**Exercise instructions**
Begin with the first line and repeat exactly through the line containing "XAxis, YAxis, ReferenceLine"; leave every image out.
• • • •
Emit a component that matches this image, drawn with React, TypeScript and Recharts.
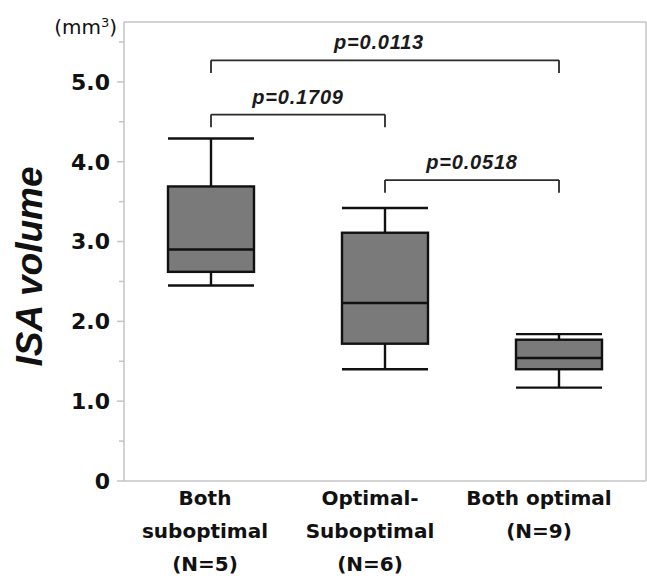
import React from 'react';
import { ComposedChart, Bar, XAxis, YAxis, ReferenceLine } from 'recharts';

// ---- data ----
const categories = ['Both suboptimal', 'Optimal-Suboptimal', 'Both optimal'];
const categoryLines = [
  ['Both', 'suboptimal', '(N=5)'],
  ['Optimal-', 'Suboptimal', '(N=6)'],
  ['Both optimal', '(N=9)'],
];
const minValues = [2.45, 1.40, 1.17];
const q1Values = [2.62, 1.72, 1.40];
const medianValues = [2.90, 2.23, 1.54];
const q3Values = [3.69, 3.11, 1.77];
const maxValues = [4.29, 3.42, 1.84];

const yTicks = [0, 0.5, 1, 1.5, 2, 2.5, 3, 3.5, 4, 4.5, 5, 5.5];
const yMax = 5.75;

const comparisons = [
  { from: 0, to: 2, top: 5.27, bottom: 5.11, label: 'p=0.0113' },
  { from: 0, to: 1, top: 4.59, bottom: 4.43, label: 'p=0.1709' },
  { from: 1, to: 2, top: 3.77, bottom: 3.61, label: 'p=0.0518' },
];

const data = categories.map((name, i) => ({
  name,
  range: [minValues[i], maxValues[i]],
  min: minValues[i],
  q1: q1Values[i],
  median: medianValues[i],
  q3: q3Values[i],
  max: maxValues[i],
}));

// ---- styles ----
const FRAME = '#c4c4c4';
const INK = '#111111';
const BRACKET = '#2a2a2a';
const labelShift = [-6, -15, -20];
const pLabelShift = [-6, 0, 0];

const BoxShape = (props: any) => {
  const { x, y, width, height, payload } = props;
  if (!payload) return null;
  const { min, q1, median, q3, max } = payload;
  const top = Math.min(y, y + height);
  const h = Math.abs(height);
  const k = h / (max - min);
  const py = (v: number) => top + (max - v) * k;
  const cx = x + width / 2;
  const sw = 2.4;
  return (
    <g>
      <line x1={cx} x2={cx} y1={py(max)} y2={py(q3)} stroke={INK} strokeWidth={sw} />
      <line x1={cx} x2={cx} y1={py(q1)} y2={py(min)} stroke={INK} strokeWidth={sw} />
      <line x1={x} x2={x + width} y1={py(max)} y2={py(max)} stroke={INK} strokeWidth={sw} />
      <line x1={x} x2={x + width} y1={py(min)} y2={py(min)} stroke={INK} strokeWidth={sw} />
      <rect x={x} y={py(q3)} width={width} height={py(q1) - py(q3)} fill="#7a7a7a" stroke={INK} strokeWidth={sw} />
      <line x1={x} x2={x + width} y1={py(median)} y2={py(median)} stroke={INK} strokeWidth={sw} />
    </g>
  );
};

const YTick = (props: any) => {
  const { x, y, payload } = props;
  const v = payload.value;
  const major = Math.abs(v - Math.round(v)) < 1e-9;
  const label = major ? (v === 0 ? '0' : v.toFixed(1)) : '';
  return (
    <g>
      <line x1={x - (major ? 7 : 5)} x2={x} y1={y} y2={y} stroke={FRAME} strokeWidth={1.5} />
      {label && (
        <text
          x={x - 14}
          y={y}
          dy="0.36em"
          textAnchor="end"
          fontFamily="DejaVu Sans"
          fontWeight="bold"
          fontSize={22}
          fill={INK}
        >
          {label}
        </text>
      )}
    </g>
  );
};

const XTick = (props: any) => {
  const { x, y, payload } = props;
  const idx = categories.indexOf(payload.value);
  const lines = categoryLines[idx] || [payload.value];
  return (
    <g>
      {lines.map((t, i) => (
        <text
          key={i}
          x={x + (labelShift[idx] || 0)}
          y={y + 24 + i * 33}
          textAnchor="middle"
          fontFamily="DejaVu Sans"
          fontWeight="bold"
          fontSize={20}
          fill={INK}
        >
          {t}
        </text>
      ))}
    </g>
  );
};

const YLabel = (props: any) => {
  const vb = props.viewBox || { x: 0, y: 22, width: 124, height: 459 };
  const cx = vb.x + 42;
  const cy = vb.y + vb.height / 2 + 15;
  return (
    <g>
      <text
        x={cx}
        y={cy}
        transform={`rotate(-90, ${cx}, ${cy})`}
        textAnchor="middle"
        fontFamily="Liberation Sans"
        fontWeight="bold"
        fontStyle="italic"
        fontSize={37}
        fill={INK}
      >
        ISA volume
      </text>
      <text
        x={vb.x + vb.width - 7}
        y={vb.y + 5}
        dy="0.35em"
        textAnchor="end"
        fontFamily="DejaVu Sans"
        fontSize={20}
        fill={INK}
      >
        (mm<tspan dy="-7" fontSize={13}>3</tspan>
        <tspan dy="7">)</tspan>
      </text>
    </g>
  );
};

const makePLabel = (text: string, dx: number) => (props: any) => {
  const vb = props.viewBox;
  if (!vb) return null;
  const cx = vb.x + vb.width / 2 + dx;
  const y = Math.min(vb.y, vb.y + (vb.height || 0)) - 11;
  return (
    <text
      x={cx}
      y={y}
      textAnchor="middle"
      fontFamily="Liberation Sans"
      fontWeight="bold"
      fontStyle="italic"
      fontSize={20}
      letterSpacing={0.8}
      fill="#1a1a1a"
    >
      {text}
    </text>
  );
};

export default function App() {
  return (
    <div style={{ position: 'absolute', left: 0, top: 0, background: '#fff' }}>
      <ComposedChart
        width={647}
        height={581}
        data={data}
        margin={{ top: 22, right: 1, bottom: 0, left: 0 }}
      >
        <XAxis
          dataKey="name"
          height={100}
          tickLine={false}
          tickSize={0}
          tickMargin={0}
          axisLine={{ stroke: FRAME, strokeWidth: 1.5 }}
          tick={<XTick />}
          interval={0}
        />
        <YAxis
          type="number"
          domain={[0, yMax]}
          ticks={yTicks}
          interval={0}
          width={124}
          tickLine={false}
          tickSize={0}
          tickMargin={0}
          axisLine={{ stroke: FRAME, strokeWidth: 1.5 }}
          tick={<YTick />}
          allowDataOverflow
          label={{ content: <YLabel /> } as any}
        />
        <ReferenceLine y={yMax} stroke={FRAME} strokeWidth={1.5} ifOverflow="visible" />
        <ReferenceLine
          x={categories[categories.length - 1]}
          position="end"
          stroke={FRAME}
          strokeWidth={1.5}
          ifOverflow="visible"
        />
        <Bar dataKey="range" barSize={86} shape={<BoxShape />} isAnimationActive={false} />
        {comparisons.map((c, i) => (
          <ReferenceLine
            key={`h${i}`}
            segment={[
              { x: categories[c.from], y: c.top },
              { x: categories[c.to], y: c.top },
            ]}
            stroke={BRACKET}
            strokeWidth={1.8}
            ifOverflow="visible"
            label={{ content: makePLabel(c.label, pLabelShift[i]) } as any}
          />
        ))}
        {comparisons.map((c, i) => (
          <ReferenceLine
            key={`l${i}`}
            segment={[
              { x: categories[c.from], y: c.top },
              { x: categories[c.from], y: c.bottom },
            ]}
            stroke={BRACKET}
            strokeWidth={1.8}
            ifOverflow="visible"
          />
        ))}
        {comparisons.map((c, i) => (
          <ReferenceLine
            key={`r${i}`}
            segment={[
              { x: categories[c.to], y: c.top },
              { x: categories[c.to], y: c.bottom },
            ]}
            stroke={BRACKET}
            strokeWidth={1.8}
            ifOverflow="visible"
          />
        ))}
      </ComposedChart>
    </div>
  );
}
• • • •
**Task answer**
Emit a component that matches this image, drawn with React, TypeScript and Recharts.
import React from 'react';
import { ComposedChart, Bar, XAxis, YAxis, ReferenceLine } from 'recharts';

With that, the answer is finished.